◆ Exercise prompt: From the entries that follow, list every line in which the string "this" appears.

[Data extracted from a collection]
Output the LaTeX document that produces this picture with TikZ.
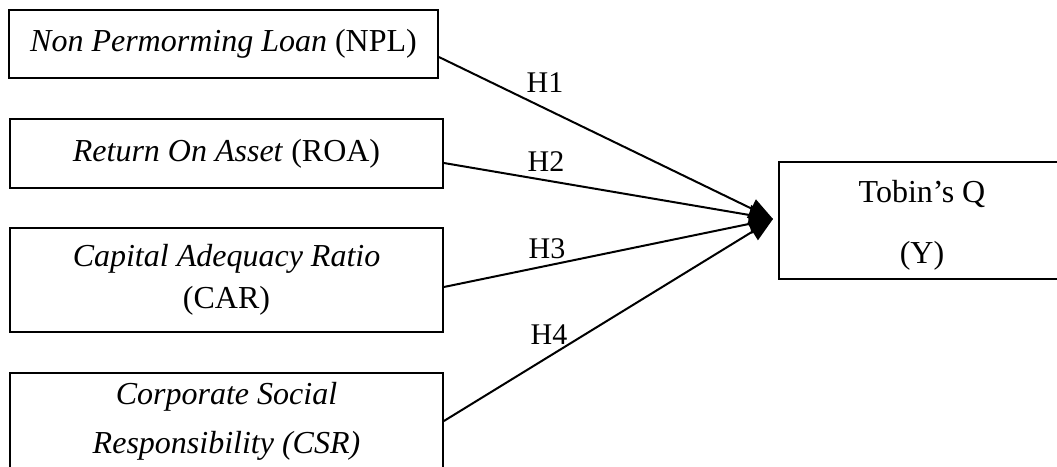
\documentclass[tikz,border=0pt]{standalone}
\usepackage{fontspec}
\setmainfont{Liberation Serif}
\usetikzlibrary{arrows.meta}
\begin{document}
\begin{tikzpicture}[x=1pt,y=-1pt,
  box/.style={draw, line width=1.8pt, align=center, inner sep=0pt,
    font=\fontsize{32}{42}\selectfont},
  conn/.style={line width=2pt, -{Triangle[length=24pt,width=20pt]}},
  hlab/.style={font=\fontsize{30}{36}\selectfont, inner sep=0pt}]
\useasboundingbox (0,0) rectangle (1057,466);
\clip (0,0) rectangle (1057,466);
\node[box, minimum width=429pt, minimum height=68pt] (npl) at (223.5,44)
  {\textit{Non Permorming Loan} (NPL)};
\node[box, minimum width=433pt, minimum height=69pt] (roa) at (226.5,153.5)
  {\textit{Return On Asset} (ROA)};
\node[box, minimum width=433pt, minimum height=104pt] (car) at (226.5,280)
  {\textit{Capital Adequacy Ratio}\\(CAR)};
\node[box, minimum width=433pt, minimum height=96pt] (csr) at (226.5,421)
  {\textit{Corporate Social}\\[7pt]\textit{Responsibility (CSR)}};
\node[box, minimum width=286pt, minimum height=117pt] (y) at (922,220.5)
  {\rule{0pt}{32pt}Tobin's Q\\[19pt](Y)};
\coordinate (tip) at (773,219);
\draw[conn] ([yshift=-13pt]npl.east) -- (tip);
\draw[conn] ([yshift=-9.5pt]roa.east) -- (tip);
\draw[conn] ([yshift=-7pt]car.east) -- (tip);
\draw[conn] (csr.east) -- (tip);
\node[hlab] (h1) at (545,83) {H1};
\node[hlab] (h2) at (546,162) {H2};
\node[hlab] (h3) at (547,249) {H3};
\node[hlab] (h4) at (549,335) {H4};
\end{tikzpicture}
\end{document}
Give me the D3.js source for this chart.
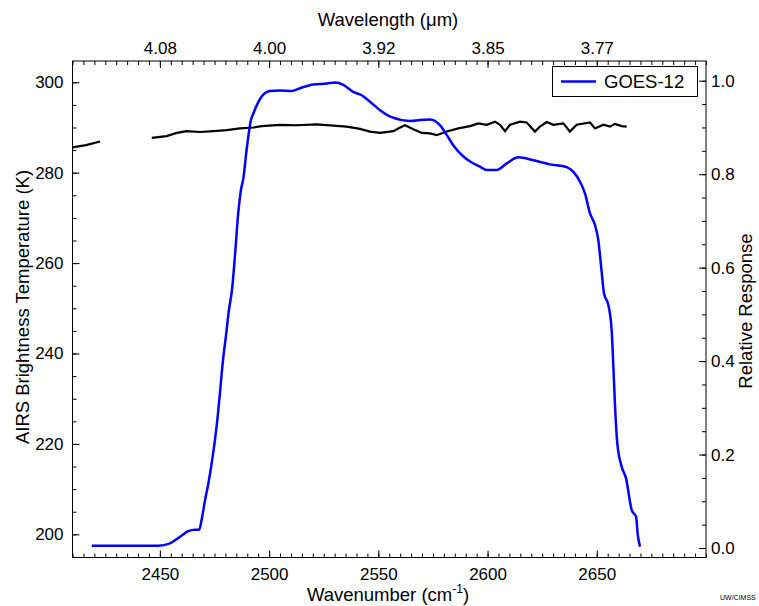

◆ Worked answer:
Output the LaTeX document that produces this picture with TikZ.
Give me the D3.js source for this chart.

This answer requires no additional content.